Students develop their practical ability in the skills developed in components 01 and 02. They should define success criteria for a given problem, and then create suitable algorithms to achieve them . Students code their solutions in a suitable programming language for example Python. Students test and document program functionality. The success of their solution is evaluated and students reflect on potential future developments.

Students should be offered 20 hours timetabled time to complete their Programming Project. The Programming Project does not count towards a candidate’s final grade, but is a requirement of the course.

 

Grade descriptors

To achieve grade 8 candidates will be able to:

  • demonstrate relevant and comprehensive knowledge and understanding of fundamental concepts and principles including digital systems and societal impacts
  • effectively apply fundamental concepts, principles and mathematical skills, using sustained analytical, logical and evaluative computational thinking, to a wide range of complex problems
  • develop and refine a complete solution that meets the requirements of a substantial problem.

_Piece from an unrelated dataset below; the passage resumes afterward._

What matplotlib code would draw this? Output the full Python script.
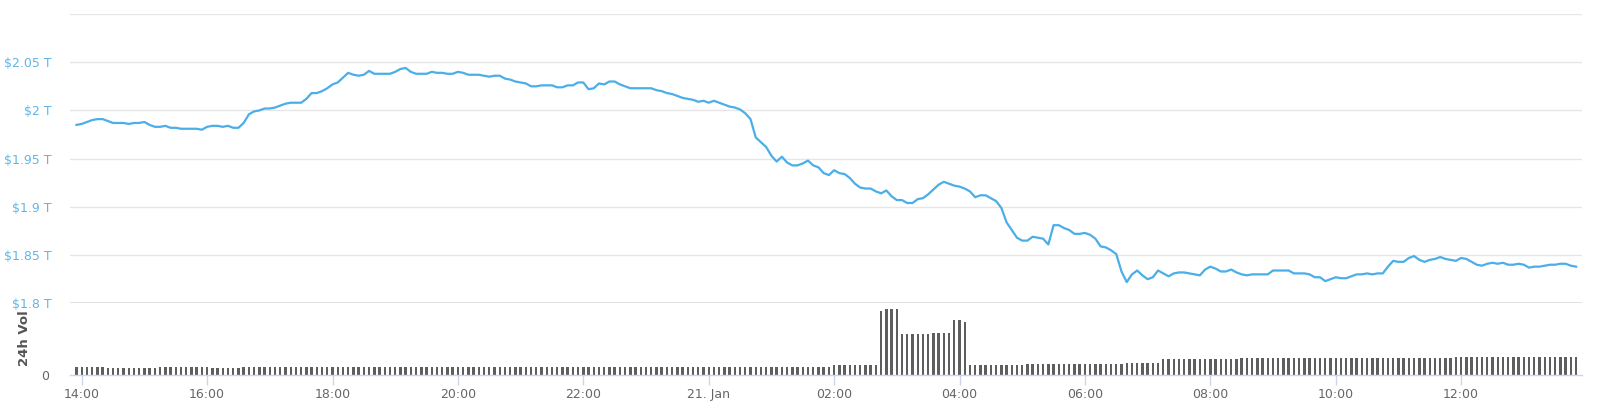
import numpy as np
import pandas as pd
import matplotlib
matplotlib.use("Agg")
import matplotlib.pyplot as plt

# total market cap in trillions USD, one reading every 5 minutes from 13:55 on 20 Jan
cap = [
    1.985, 1.986, 1.988, 1.990, 1.991, 1.991, 1.989, 1.987, 1.987, 1.987,
    1.986, 1.987, 1.987, 1.988, 1.985, 1.983, 1.983, 1.984, 1.982, 1.982,
    1.981, 1.981, 1.981, 1.981, 1.980, 1.983, 1.984, 1.984, 1.983, 1.984,
    1.982, 1.982, 1.987, 1.996, 1.999, 2.000, 2.002, 2.002, 2.003, 2.005,
    2.007, 2.008, 2.008, 2.008, 2.012, 2.018, 2.018, 2.020, 2.023, 2.027,
    2.029, 2.034, 2.039, 2.037, 2.036, 2.037, 2.041, 2.038, 2.038, 2.038,
    2.038, 2.040, 2.043, 2.044, 2.040, 2.038, 2.038, 2.038, 2.040, 2.039,
    2.039, 2.038, 2.038, 2.040, 2.039, 2.037, 2.037, 2.037, 2.036, 2.035,
    2.036, 2.036, 2.033, 2.032, 2.030, 2.029, 2.028, 2.025, 2.025, 2.026,
    2.026, 2.026, 2.024, 2.024, 2.026, 2.026, 2.029, 2.029, 2.022, 2.023,
    2.028, 2.027, 2.030, 2.030, 2.027, 2.025, 2.023, 2.023, 2.023, 2.023,
    2.023, 2.021, 2.020, 2.018, 2.017, 2.015, 2.013, 2.012, 2.011, 2.009,
    2.010, 2.008, 2.010, 2.008, 2.006, 2.004, 2.003, 2.001, 1.997, 1.991,
    1.972, 1.967, 1.962, 1.953, 1.947, 1.952, 1.946, 1.943, 1.943, 1.945,
    1.948, 1.943, 1.941, 1.935, 1.933, 1.938, 1.935, 1.934, 1.930, 1.924,
    1.920, 1.919, 1.919, 1.916, 1.914, 1.917, 1.911, 1.907, 1.907, 1.904,
    1.904, 1.908, 1.909, 1.913, 1.918, 1.923, 1.926, 1.924, 1.922, 1.921,
    1.919, 1.916, 1.910, 1.912, 1.912, 1.909, 1.906, 1.899, 1.884, 1.876,
    1.868, 1.865, 1.865, 1.869, 1.868, 1.867, 1.861, 1.881, 1.881, 1.878,
    1.876, 1.872, 1.872, 1.873, 1.871, 1.867, 1.859, 1.858, 1.855, 1.851,
    1.833, 1.822, 1.830, 1.834, 1.829, 1.825, 1.827, 1.834, 1.831, 1.828,
    1.831, 1.832, 1.832, 1.831, 1.830, 1.829, 1.835, 1.838, 1.836, 1.833,
    1.833, 1.835, 1.832, 1.830, 1.829, 1.830, 1.830, 1.830, 1.830, 1.834,
    1.834, 1.834, 1.834, 1.831, 1.831, 1.831, 1.830, 1.827, 1.827, 1.823,
    1.825, 1.827, 1.826, 1.826, 1.828, 1.830, 1.830, 1.831, 1.830, 1.831,
    1.831, 1.838, 1.844, 1.843, 1.843, 1.847, 1.849, 1.845, 1.843, 1.845,
    1.846, 1.848, 1.846, 1.845, 1.844, 1.847, 1.846, 1.843, 1.840, 1.839,
    1.841, 1.842, 1.841, 1.842, 1.840, 1.840, 1.841, 1.840, 1.837, 1.838,
    1.838, 1.839, 1.840, 1.840, 1.841, 1.841, 1.839, 1.838,
]

# 24h volume bars (billions USD), same 5 minute steps: level and how many bars in a row
vol_levels = [77, 70, 77, 70, 77, 97, 643, 657, 407, 420, 550, 533, 97, 110, 120, 157, 167, 180]
vol_counts = [6, 10, 10, 6, 113, 9, 1, 3, 6, 4, 2, 1, 11, 19, 7, 15, 41, 24]

price_ticks = [1.8, 1.85, 1.9, 1.95, 2.0, 2.05, 2.1]
price_labels = ["$1.8 T", "$1.85 T", "$1.9 T", "$1.95 T", "$2 T", "$2.05 T", ""]
x_labels = ["14:00", "16:00", "18:00", "20:00", "22:00", "21. Jan",
            "02:00", "04:00", "06:00", "08:00", "10:00", "12:00"]

times = pd.date_range("2022-01-20 13:55", periods=len(cap), freq="5min")
vol = np.repeat(vol_levels, vol_counts)
x_ticks = pd.date_range("2022-01-20 14:00", periods=len(x_labels), freq="2h")
x_start = pd.Timestamp("2022-01-20 13:48:48")
x_end = pd.Timestamp("2022-01-21 13:55:40")

W, H = 1600, 419
fig = plt.figure(figsize=(W / 100, H / 100), dpi=100)
left, right = 70, 1582

# price pane
ax = fig.add_axes([left / W, 1 - 303.3 / H, (right - left) / W, (303.3 - 14) / H])
ax.plot(times, cap, color="#4aaee8", lw=1.6, solid_joinstyle="round")
ax.set_ylim(1.8, 2.1)
ax.set_xlim(x_start, x_end)
ax.set_yticks(price_ticks)
ax.set_yticklabels(price_labels)
ax.grid(axis="y", color="#e6e6e6", lw=1)
ax.axhline(1.8, color="#d9d9d9", lw=1.8)
ax.tick_params(axis="y", length=0, pad=13, labelcolor="#5db6e8", labelsize=9)
ax.tick_params(axis="x", bottom=False, labelbottom=False)
for s in ax.spines.values():
    s.set_visible(False)

# volume pane
axv = fig.add_axes([left / W, 1 - 375 / H, (right - left) / W, (375 - 303.3) / H])
axv.bar(times, vol, width=2.3 / 1440, color="#5e5e5e", align="center")
axv.set_xlim(x_start, x_end)
axv.set_ylim(0, 717)
axv.set_yticks([0])
axv.set_yticklabels(["0"])
axv.tick_params(axis="y", length=0, pad=15, labelcolor="#666666", labelsize=9)
axv.set_xticks(x_ticks)
axv.set_xticklabels(x_labels)
axv.tick_params(axis="x", length=7.5, width=1, color="#ccd6eb", pad=1.5,
                labelcolor="#666666", labelsize=9)
for name, s in axv.spines.items():
    s.set_visible(name == "bottom")
axv.spines["bottom"].set_color("#ccd6eb")
axv.spines["bottom"].set_linewidth(1)

fig.text(25 / W, 1 - 338 / H, "24h Vol", rotation=90, ha="center", va="center",
         fontsize=9.5, fontweight="bold", color="#555555")

fig.savefig("out.png", dpi=100)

To achieve grade 5 candidates will be able to:

  • demonstrate mostly accurate and appropriate knowledge and understanding of fundamental concepts and principles including digital systems and societal impacts
  • appropriately apply fundamental concepts, principles and mathematical skills, using analytical, logical and evaluative computational thinking, to a range of problems
  • produce a working solution that meets most requirements of a substantial problem

To achieve grade 2 candidates will be able to:

  • demonstrate limited knowledge and understanding of fundamental concepts and principles including digital systems and societal impacts
  • apply fundamental concepts, principles and mathematical skills, using basic analytical and logical computational thinking, to straightforward problems with limited accuracy
  • produce a partially working solution that meets some requirements of a substantial problem.